Give back, word for word, only the lines from the opening of the records through the one with "ax2 = ax.twinx()". Pictures stay out.

** Records from a data collection **
/---

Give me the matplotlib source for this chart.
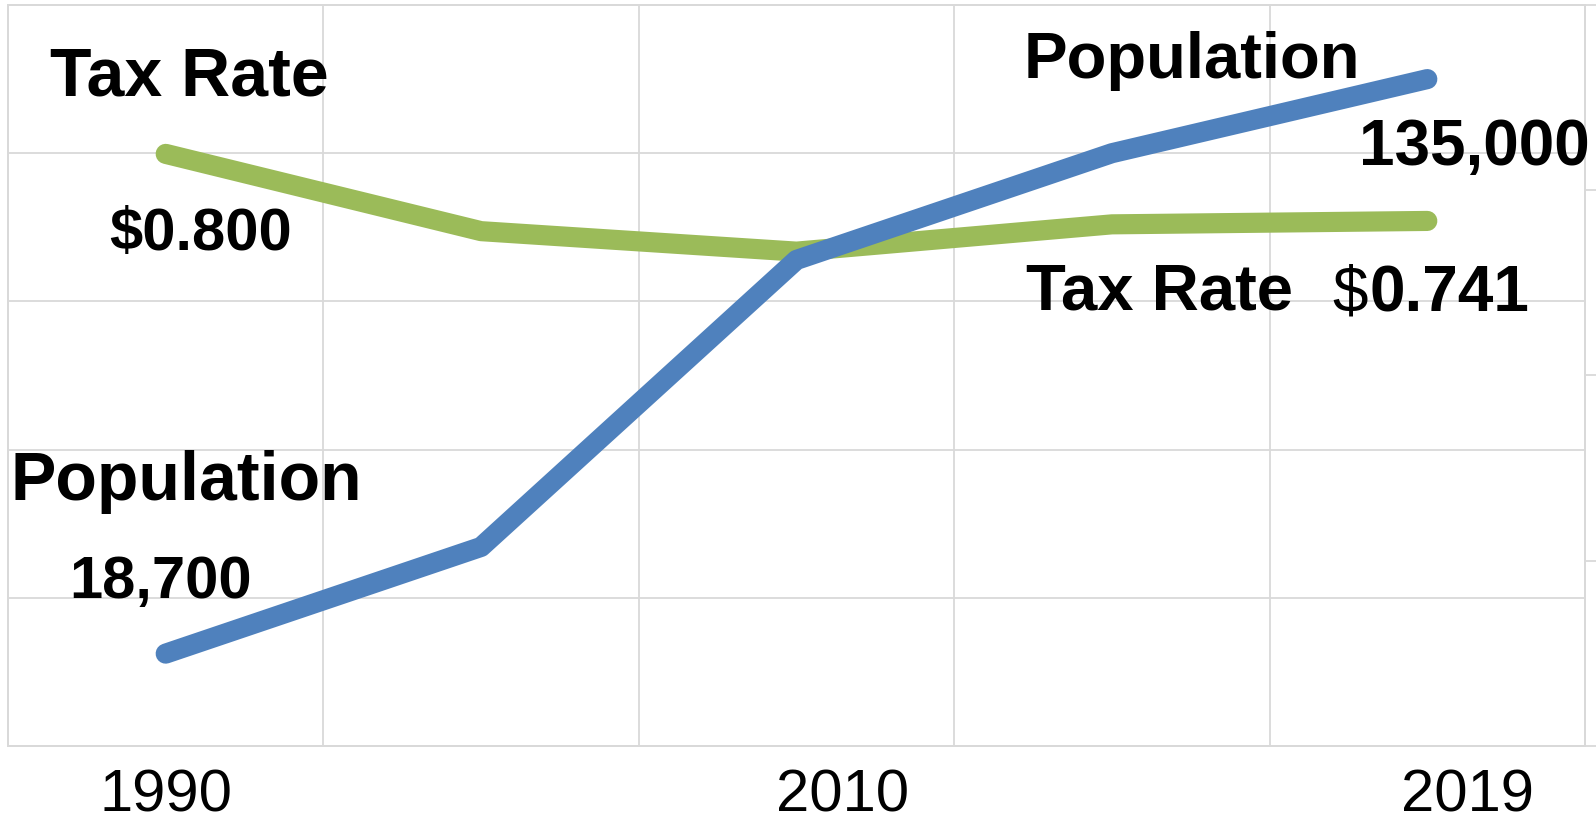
import matplotlib
matplotlib.use("Agg")
import matplotlib.pyplot as plt
import matplotlib.transforms as mtransforms

plt.rcParams['font.family'] = ['Liberation Sans', 'DejaVu Sans']

# 数据
categories = ['1990', '', '2010', '', '2019']
population = [18700, 40300, 98400, 120000, 135000]
tax_rate = [0.800, 0.732, 0.714, 0.738, 0.741]

W, H = 1596, 822
fig = plt.figure(figsize=(W / 100, H / 100), dpi=100)
ax = fig.add_axes([8 / W, 1 - 746 / H, 1577 / W, 741 / H])
ax2 = ax.twinx()

grid_c = '#D9D9D9'
x = list(range(len(categories)))

# 人口轴（左，不显示刻度）
ax.set_xlim(-0.5, len(categories) - 0.5)
ax.set_ylim(0, 150000)
ax.set_yticks(range(0, 150001, 30000))
ax.set_yticklabels([])
ax.tick_params(axis='y', length=0)
ax.set_xticks([i - 0.5 for i in range(len(categories) + 1)], minor=True)
ax.grid(True, which='minor', axis='x', color=grid_c, lw=1.3)
ax.grid(True, which='major', axis='y', color=grid_c, lw=1.3)
ax.set_xticks([i for i, c in enumerate(categories) if c])
ax.set_xticklabels([c for c in categories if c], fontsize=43)
ax.tick_params(axis='x', which='both', length=0, pad=16)
for sp in ax.spines.values():
    sp.set_color(grid_c)
    sp.set_linewidth(1.3)

# 税率轴（右）
ax2.set_ylim(0.279, 0.931)
ax2.set_yticks([0.279 + 0.163 * k for k in range(5)])
ax2.set_yticklabels([])
ax2.tick_params(axis='y', direction='out', length=8, width=1.3, color=grid_c)
for sp in ax2.spines.values():
    sp.set_color(grid_c)
    sp.set_linewidth(1.3)

ax2.plot(x, tax_rate, color='#9BBB59', lw=14.5, solid_capstyle='round', solid_joinstyle='round')
ax2.plot(x, population, color='#4F81BD', lw=14.5, solid_capstyle='round',
         solid_joinstyle='round', transform=ax.transData)

# 横轴标签稍微右移
shifts = {'2010': 46, '2019': 40}
for lab in ax.get_xticklabels():
    dx = shifts.get(lab.get_text(), 0)
    if dx:
        lab.set_transform(lab.get_transform() +
                          mtransforms.ScaledTranslation(dx / 100, 0, fig.dpi_scale_trans))


def put(px, py, s, size, weight='bold', ha='center'):
    fig.text(px / W, 1 - py / H, s, fontsize=size, fontweight=weight, ha=ha, va='baseline')


put(189, 95, 'Tax Rate', 49)
put(201, 250, '${:.3f}'.format(tax_rate[0]), 43)
put(186, 500, 'Population', 49)
put(161, 598, '{:,}'.format(population[0]), 43)
put(1192, 78, 'Population', 47)
put(1474, 165, '{:,}'.format(population[-1]), 46)
put(1160, 310, 'Tax Rate', 47)
put(1368, 312, '$', 46, weight='normal', ha='right')
put(1370, 312, '{:.3f}'.format(tax_rate[-1]), 46, ha='left')

plt.savefig('out.png', dpi=100)
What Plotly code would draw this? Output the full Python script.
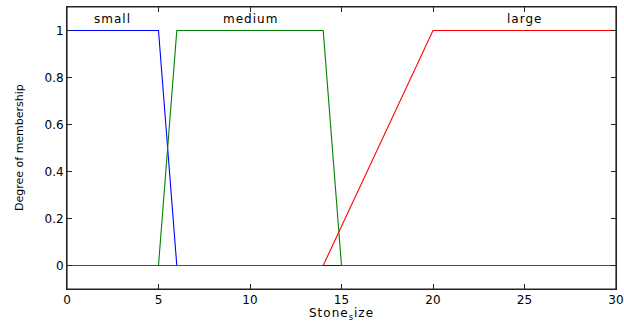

\---

** RESPONSE TO THE EXERCISE **
Give me the matplotlib source for this chart.
import matplotlib
matplotlib.use("Agg")
import matplotlib.pyplot as plt
import matplotlib.transforms as mtransforms

plt.rcParams['font.family'] = ['Liberation Sans', 'DejaVu Sans']

# 数据
categories = ['1990', '', '2010', '', '2019']
population = [18700, 40300, 98400, 120000, 135000]
tax_rate = [0.800, 0.732, 0.714, 0.738, 0.741]

W, H = 1596, 822
fig = plt.figure(figsize=(W / 100, H / 100), dpi=100)
ax = fig.add_axes([8 / W, 1 - 746 / H, 1577 / W, 741 / H])
ax2 = ax.twinx()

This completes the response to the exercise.